Mientras las palomas de tono grises se expanden en la azotea,
algunos enfermos levitan en la corriente frágil de un sueño;
sueño que viaja hacia dos direcciones posibles,
la de un despertar sutil con sabor a opio;
o el desplomo onírico por la aniquiladora pendiente.
Las palomas pican de los restos de alimentos,
luego se posan en los ventanales,
mientras algunos sobreviven del sueño.
Mambrú no murió en la guerra,
pero treinta años después le abrieron el vientre
bajo la luz del quirófano;
y donde pudo haber restos de una antigua metralla
hallaron ramificado entre las vísceras un tumor.

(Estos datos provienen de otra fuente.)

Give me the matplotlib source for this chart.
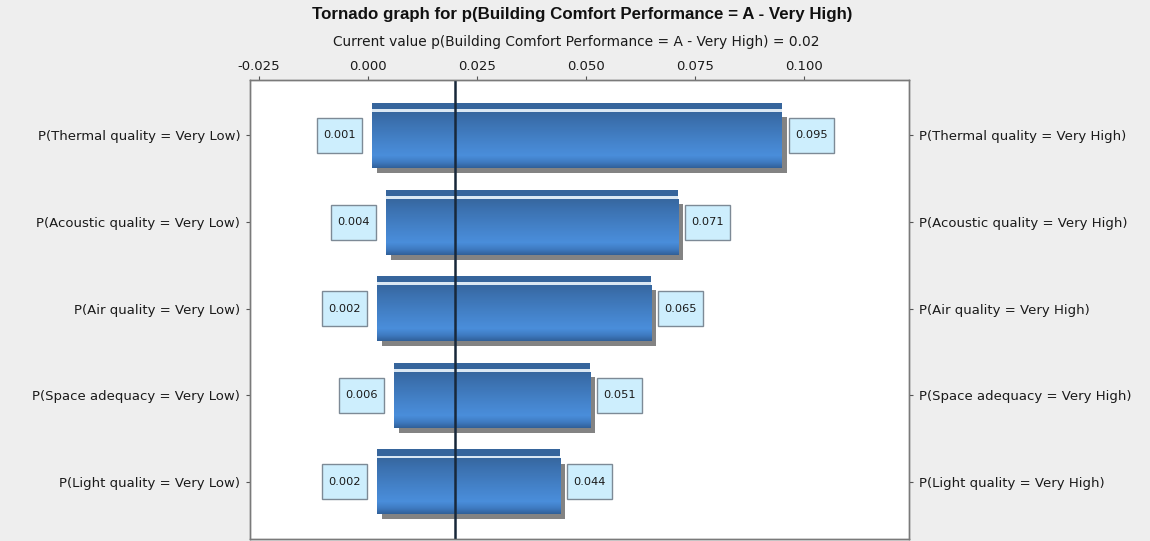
import numpy as np
import matplotlib
matplotlib.use("Agg")
import matplotlib.pyplot as plt
from matplotlib import font_manager
from matplotlib.patches import Rectangle
from matplotlib.transforms import ScaledTranslation, offset_copy

# --- data -------------------------------------------------------------
factors = ["Thermal quality", "Acoustic quality", "Air quality",
           "Space adequacy", "Light quality"]
low_values = [0.001, 0.004, 0.002, 0.006, 0.002]
high_values = [0.095, 0.071, 0.065, 0.051, 0.044]
current_value = 0.02
x_ticks = [-0.025, 0.000, 0.025, 0.050, 0.075, 0.100]
target = "p(Building Comfort Performance = A - Very High)"

left_labels = [f"P({f} = Very Low)" for f in factors]
right_labels = [f"P({f} = Very High)" for f in factors]

# --- fonts ------------------------------------------------------------
available = {f.name for f in font_manager.fontManager.ttflist}
title_family = [f for f in ["Liberation Sans Narrow", "Liberation Sans", "DejaVu Sans"]
                if f in available][:1] + ["DejaVu Sans"]
plt.rcParams["font.family"] = ["DejaVu Sans"]

BG = "#eeeeee"
fig = plt.figure(figsize=(11.5, 5.41), dpi=100, facecolor=BG)
# axes frame in pixels: x 250..909, y 80..539 (from top)
W, H = 1150, 541
ax = fig.add_axes([250 / W, 1 - 539 / H, (909 - 250) / W, (539 - 80) / H])
ax.set_facecolor("white")

xlim = (-0.0271, 0.1241)
ylim = (4.66, -0.64)
ax.set_xlim(*xlim)
ax.set_ylim(*ylim)

# vertical gradient of the main bar body (top -> bottom)
stops = [(0.0, "#37679f"), (0.15, "#3b70ae"), (0.55, "#4584cc"),
         (0.78, "#4a8edb"), (0.90, "#3f7bc2"), (1.0, "#31619a")]
pos = np.linspace(0, 1, 64)
rgb = np.array([matplotlib.colors.to_rgb(c) for _, c in stops])
sp = np.array([s for s, _ in stops])
grad = np.stack([np.interp(pos, sp, rgb[:, k]) for k in range(3)], axis=1)
grad_img = grad[:, None, :]

half = 0.375
strip_bot = -half + 0.072
body_top = strip_bot + 0.035

shadow_tr = offset_copy(ax.transData, fig=fig, x=5, y=-5, units="dots")

for i, (lo, hi) in enumerate(zip(low_values, high_values)):
    # drop shadow
    ax.add_patch(Rectangle((lo, i + body_top), hi - lo, (half - body_top),
                           transform=shadow_tr, facecolor="#838383",
                           edgecolor="none", zorder=1))
    # white separator band
    ax.add_patch(Rectangle((lo, i + strip_bot), hi - lo, body_top - strip_bot,
                           facecolor="#dbe8f3", edgecolor="none", zorder=2))
    # dark top strip
    ax.add_patch(Rectangle((lo, i - half), hi - lo, strip_bot + half,
                           facecolor="#36659c", edgecolor="none", zorder=2))
    # gradient body
    ax.imshow(grad_img, extent=(lo, hi, i + half, i + body_top),
              origin="upper", aspect="auto", interpolation="bilinear",
              zorder=2)

    # value boxes
    bw, bh = 0.45, 0.35
    for val, side in ((lo, -1), (hi, 1)):
        tr = fig.dpi_scale_trans + ScaledTranslation(val, i, ax.transData)
        if side < 0:
            x0 = -0.10 - bw
        else:
            x0 = 0.07
        ax.add_patch(Rectangle((x0, -bh / 2), bw, bh, transform=tr,
                               facecolor="#cdeefd", edgecolor="#7d8a96",
                               linewidth=1.0, zorder=4, clip_on=False))
        ax.text(x0 + bw / 2, 0.0, f"{val:.3f}", transform=tr,
                ha="center", va="center", fontsize=8.2, color="#1a1a1a",
                zorder=5)

ax.set_xlim(*xlim)
ax.set_ylim(*ylim)

# current value marker
ax.axvline(current_value, color="#18283a", linewidth=1.8, zorder=6)

# axes styling
ax.xaxis.tick_top()
ax.set_xticks(x_ticks)
ax.set_xticklabels([f"{t:.3f}" for t in x_ticks])
ax.tick_params(axis="x", direction="out", length=3, width=0.8, pad=2,
               labelsize=9.5, colors="#555555", labelcolor="#1a1a1a")
ax.set_yticks(range(len(factors)))
ax.set_yticklabels(left_labels)
ax.tick_params(axis="y", direction="out", length=3, width=0.8, pad=4,
               labelsize=9.5, colors="#555555", labelcolor="#1a1a1a")

ax2 = ax.twinx()
ax2.set_ylim(*ylim)
ax2.set_yticks(range(len(factors)))
ax2.set_yticklabels(right_labels)
ax2.tick_params(axis="y", direction="out", length=3, width=0.8, pad=4,
                labelsize=9.5, colors="#555555", labelcolor="#1a1a1a")

for a in (ax, ax2):
    for s in a.spines.values():
        s.set_color("#7a7a7a")
        s.set_linewidth(1.0)

fig.text(582 / W, 1 - 15 / H, f"Tornado graph for {target}",
         ha="center", va="center", fontsize=12.2, fontweight="bold",
         family=title_family, color="#111111")
fig.text(576 / W, 1 - 42 / H, f"Current value {target} = {current_value}",
         ha="center", va="center", fontsize=9.9, color="#1a1a1a")

fig.savefig("out.png", dpi=100, facecolor=BG)
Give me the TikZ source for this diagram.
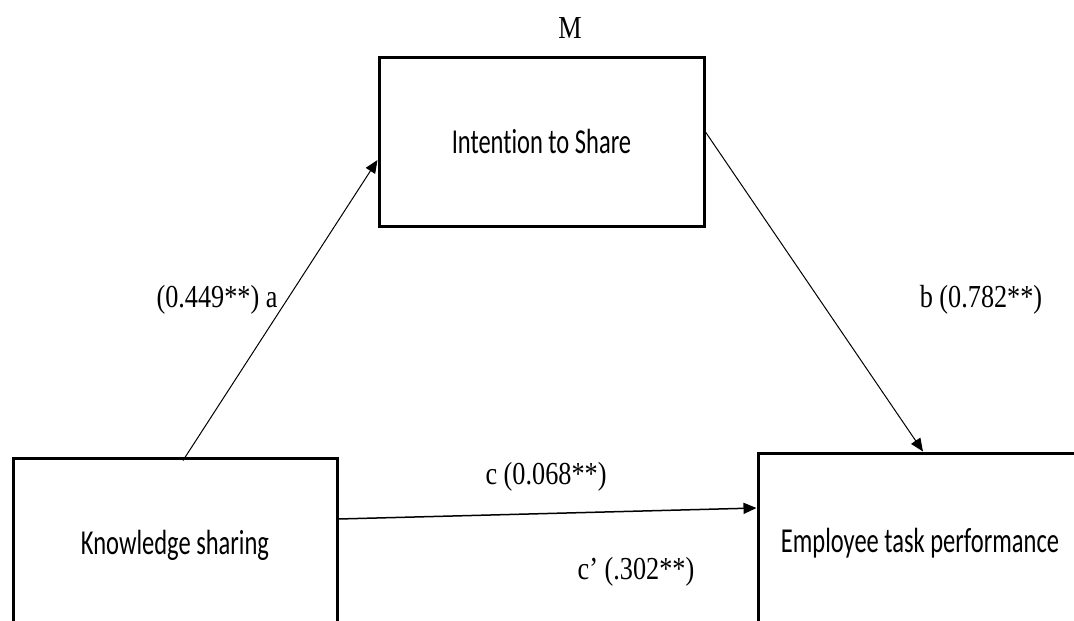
\documentclass[tikz,border=0pt]{standalone}
\usepackage{graphicx}
\usepackage{fontspec}
\setmainfont{Liberation Serif}
\newfontfamily\boxfont[Ligatures=NoCommon]{Carlito}
\usetikzlibrary{arrows.meta,calc}
\newcommand\sxb[1]{\scalebox{0.7}[1]{#1}}
\newcommand\sxl[1]{\scalebox{0.82}[1]{#1}}
\begin{document}
\begin{tikzpicture}[x=1pt,y=-1pt,
  box/.style={draw,line width=3pt,inner sep=0pt,font=\boxfont\fontsize{35}{40}\selectfont},
  lab/.style={inner sep=0pt,font=\fontsize{32}{36}\selectfont},
  arr/.style={line width=1pt,-{Triangle[length=13pt,width=11pt]}}]
\useasboundingbox (0,0) rectangle (1074,621);
\clip (0,0) rectangle (1074,621);
\fill[white] (0,0) rectangle (1074,621);
\node[box,minimum width=325pt,minimum height=169pt] (its) at (541.5,141.5) {\sxb{Intention to Share}};
\node[box,minimum width=324pt,minimum height=174pt] (ks) at (175,545) {\sxb{Knowledge sharing}};
\node[box,minimum width=324pt,minimum height=180pt] (etp) at (920,543) {\sxb{Employee task performance}};
\node[lab] (m) at (570,28) {\sxl{M}};
\node[lab] (la) at (217,300) {\sxl{(0.449**) a}};
\node[lab] (lb) at (981,300) {\sxl{b (0.782**)}};
\node[lab] (lc) at (546,477) {\sxl{c (0.068**)}};
\node[lab] (lcp) at (636,572) {\sxl{c’ (.302**)}};
\draw[arr] ([xshift=8pt,yshift=-4pt]ks.north) -- ([yshift=-18.5pt]its.west);
\draw[arr] ([yshift=9.5pt]its.east) -- ([xshift=3pt]etp.north);
\draw[arr,line width=1.5pt] ([yshift=26pt]ks.east) -- ([yshift=35pt]etp.west);
\end{tikzpicture}
\end{document}
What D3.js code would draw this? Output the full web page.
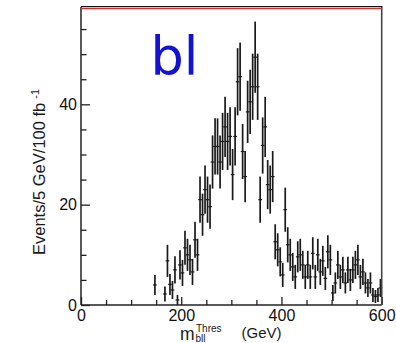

Mambrú se salvó de las balas, pero no del tiempo.
La acompañante del moribundo tiene melancólica la mirada,
y rotundamente hermosa, no obstante;
Pilastra horrible de huesos parece el hermano sobre la cama,
como un óleo de Cristobal Rojas;
él agoniza, ella llora en las noches;
y cuando el sol ilumina la sala
una luz misteriosa vierten sus melancólicos ojos.
Un enfermo terminal consiste en una lastimosa criatura
que devasta mientras muere;
suscita la piedad y la cautela de los que junto a él se van desmoronando;
la ancianita perdió tantas libras como su moribundo esposo;
los demás están terriblemente ojerosos, demacrados,
y peor aún: pesadamente empobrecidos.
Desde los ventanales del hospital se ve el rebullir de la ciudad;
desde unos ojos tristes e ictéricos se ven las corpóreas mujeres
entrando y saliendo del mercado,
los chiquillos pateando al balón,
los amantes adosados a las esquinas,
Los automóviles como escarabajos.
Desde la casa del dolor se pueden ver
todos aquellos acontecimientos que no dejan de ocurrir,
aunque alguien se esté muriendo sobre una cama.